We have poor quality housing stock, as the New Zealand Green Building Council have been highlighting with their new campaign. The last Census found that over 250,000 homes are mouldy and over 300,000 are damp. While retrofitting these homes is important, replacing many of these with higher density housing is critical for our future and overall housing supply.
We also have housing stock which, due to historical restrictions on where and what you could build, doesn’t match the general trend in smaller household sizes. The lack of smaller and more affordable units sees more students and young professionals competing for larger rentals against families. It is important to continue to grow our housing supply, particularly supply of smaller units, that are also more affordable.
Of course, developers have options of their own to keep construction going. This is particularly important for those that are vertically integrated. Ockham Residential has a track record in the Built to Rent sector (BTR) and they are about to start construction on a new 36-unit Build to Rent development shortly. Williams Corporation has shifted many unsold units into long-term rentals. They are seeking new capital investment through targeted efforts in places including Singapore.

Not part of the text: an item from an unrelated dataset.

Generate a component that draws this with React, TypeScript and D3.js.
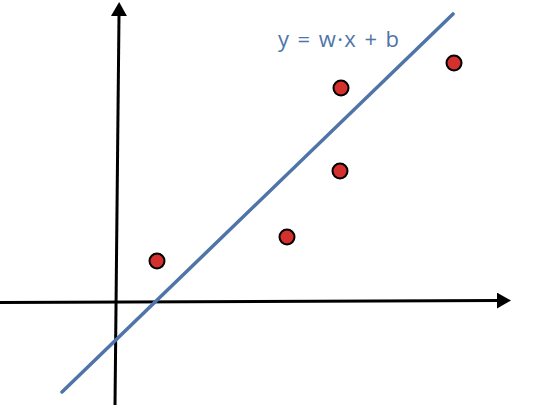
import React from "react";
import * as d3 from "d3";

// sample points (x, y) in chart units
const pointX = [2.0, 8.5, 11.15, 11.2, 16.85];
const pointY = [2.0, 3.2, 6.5, 10.65, 11.9];

// fitted line y = w*x + b
const w = 0.967;
const b = -1.89;
const lineX = [-2.75, 16.8];

// hand drawn axes (slightly tilted)
const xAxisPts: [number, number][] = [[-5.85, -0.08], [19.05, 0.02]];
const yAxisPts: [number, number][] = [[-0.1, -5.2], [0.1, 14.3]];

const label = "y = w·x + b";

const width = 554;
const height = 405;

export default function App() {
  const x = d3.scaleLinear().domain([-5.85, 21.85]).range([0, width]);
  const y = d3.scaleLinear().domain([-5.2, 15.05]).range([height, 0]);

  const path = d3.line<[number, number]>()
    .x((d) => x(d[0]))
    .y((d) => y(d[1]));

  const fit: [number, number][] = lineX.map((v) => [v, w * v + b]);

  return (
    <div style={{ position: "absolute", left: 0, top: 0 }}>
      <svg width={width} height={height} style={{ display: "block", background: "#fff" }}>
        <defs>
          <marker id="arrow" viewBox="0 0 14 16" refX="1" refY="8"
            markerWidth="14" markerHeight="16" markerUnits="userSpaceOnUse" orient="auto">
            <path d="M0,0 L14,8 L0,16 Z" fill="#000" />
          </marker>
        </defs>
        <path d={path(xAxisPts) ?? ""} stroke="#000" strokeWidth={3} fill="none" markerEnd="url(#arrow)" />
        <path d={path(yAxisPts) ?? ""} stroke="#000" strokeWidth={3} fill="none" markerEnd="url(#arrow)" />
        <path d={path(fit) ?? ""} stroke="#4f75a8" strokeWidth={3.5} strokeLinecap="round" fill="none" />
        {pointX.map((px, i) => (
          <circle key={i} cx={x(px)} cy={y(pointY[i])} r={7.5}
            fill="#d3302e" stroke="#000" strokeWidth={2} />
        ))}
        <text x={278} y={47} fill="#4f75a8" fontFamily="'Open Sans', sans-serif" fontSize={22}
          textLength={121} lengthAdjust="spacing">
          {label}
        </text>
      </svg>
    </div>
  );
}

However, these options may not be enough to maintain construction rates. Given the need to continue construction rates as outlined above, I believe the government needs to consider what action they can take should construction rates start to decrease significantly.

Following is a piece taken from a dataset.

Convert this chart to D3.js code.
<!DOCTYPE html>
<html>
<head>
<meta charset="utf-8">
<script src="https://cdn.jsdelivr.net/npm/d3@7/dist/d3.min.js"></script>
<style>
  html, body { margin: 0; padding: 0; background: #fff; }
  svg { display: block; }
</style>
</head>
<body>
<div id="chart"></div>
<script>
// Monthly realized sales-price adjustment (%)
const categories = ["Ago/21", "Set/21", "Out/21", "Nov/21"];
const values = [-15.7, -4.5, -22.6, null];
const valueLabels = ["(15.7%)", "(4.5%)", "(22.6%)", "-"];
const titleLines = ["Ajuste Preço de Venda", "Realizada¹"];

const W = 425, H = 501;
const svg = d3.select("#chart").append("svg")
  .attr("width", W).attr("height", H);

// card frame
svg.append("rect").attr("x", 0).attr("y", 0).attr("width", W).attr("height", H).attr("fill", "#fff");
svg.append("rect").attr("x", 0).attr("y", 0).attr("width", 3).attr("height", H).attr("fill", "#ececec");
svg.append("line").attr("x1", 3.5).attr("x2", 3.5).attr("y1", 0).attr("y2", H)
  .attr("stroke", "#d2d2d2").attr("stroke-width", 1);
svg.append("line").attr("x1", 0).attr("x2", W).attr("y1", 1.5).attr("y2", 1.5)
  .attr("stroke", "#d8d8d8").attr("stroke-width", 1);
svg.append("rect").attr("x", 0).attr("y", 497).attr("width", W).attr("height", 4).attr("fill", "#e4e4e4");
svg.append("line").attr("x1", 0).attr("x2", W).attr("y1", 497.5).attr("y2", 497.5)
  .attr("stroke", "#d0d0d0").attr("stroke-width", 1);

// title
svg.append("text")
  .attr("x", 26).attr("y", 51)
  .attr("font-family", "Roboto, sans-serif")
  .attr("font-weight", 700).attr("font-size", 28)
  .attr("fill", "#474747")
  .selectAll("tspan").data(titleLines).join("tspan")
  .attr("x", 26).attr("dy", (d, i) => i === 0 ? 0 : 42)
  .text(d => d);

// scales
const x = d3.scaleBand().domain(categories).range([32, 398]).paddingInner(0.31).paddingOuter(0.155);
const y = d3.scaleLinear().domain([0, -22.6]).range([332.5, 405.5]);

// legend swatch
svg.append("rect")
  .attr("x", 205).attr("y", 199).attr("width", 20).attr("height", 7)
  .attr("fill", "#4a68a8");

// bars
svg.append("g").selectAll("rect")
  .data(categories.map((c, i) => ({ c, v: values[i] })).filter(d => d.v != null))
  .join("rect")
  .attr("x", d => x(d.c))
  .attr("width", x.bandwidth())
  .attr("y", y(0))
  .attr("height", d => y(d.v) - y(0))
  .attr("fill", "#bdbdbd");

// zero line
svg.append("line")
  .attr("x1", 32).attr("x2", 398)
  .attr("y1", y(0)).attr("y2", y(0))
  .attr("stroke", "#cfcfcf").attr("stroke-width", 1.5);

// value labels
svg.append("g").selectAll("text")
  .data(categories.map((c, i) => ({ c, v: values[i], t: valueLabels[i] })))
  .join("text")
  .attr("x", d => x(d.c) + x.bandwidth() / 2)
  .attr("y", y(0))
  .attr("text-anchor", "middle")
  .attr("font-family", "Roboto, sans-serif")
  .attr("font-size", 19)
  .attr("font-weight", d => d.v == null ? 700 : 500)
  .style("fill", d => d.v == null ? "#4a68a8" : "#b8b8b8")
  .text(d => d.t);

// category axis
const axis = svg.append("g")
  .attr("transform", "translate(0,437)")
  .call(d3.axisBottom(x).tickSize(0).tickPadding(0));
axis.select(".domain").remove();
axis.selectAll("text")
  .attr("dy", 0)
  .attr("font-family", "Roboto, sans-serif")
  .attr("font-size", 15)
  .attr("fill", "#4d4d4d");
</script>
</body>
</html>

One obvious area is improving competition and supply of building materials to reduce construction costs. The Commerce Commission’s market study into residential building supplies recommended introducing competition as an objective to be promoted in the building regulatory system, as it currently favours existing products. The report also recommended removing impediments to product substitution and variations, post consent having been awarded.
Another option could be expanding or accelerating the Kāinga Ora social housing programme to maintain the residential construction workforce. After all, there is currently a waitlist of nearly 25,000 for social housing. An expansion could include taking on some consented private developments which meet strategic considerations such as maintaining our mid to high-rise construction sector, well-located housing close to jobs, transport and amenities, and of course homes that meets the unit sizes and requirements of tenants.
Now the elephant in the room is that any measure to stimulate or prop up the construction sector is likely to work counter to the Reserve Bank's measures to reduce inflation. However, there are significant benefits from maintaining construction rates and workforce, and greater housing supply. Housing is a key social determinant of health and wellbeing, influencing physical and mental health, education and job prospects. Therefore, measures to maintain residential construction rates, continue to increase supply and improve housing stock, are essential for the government to take.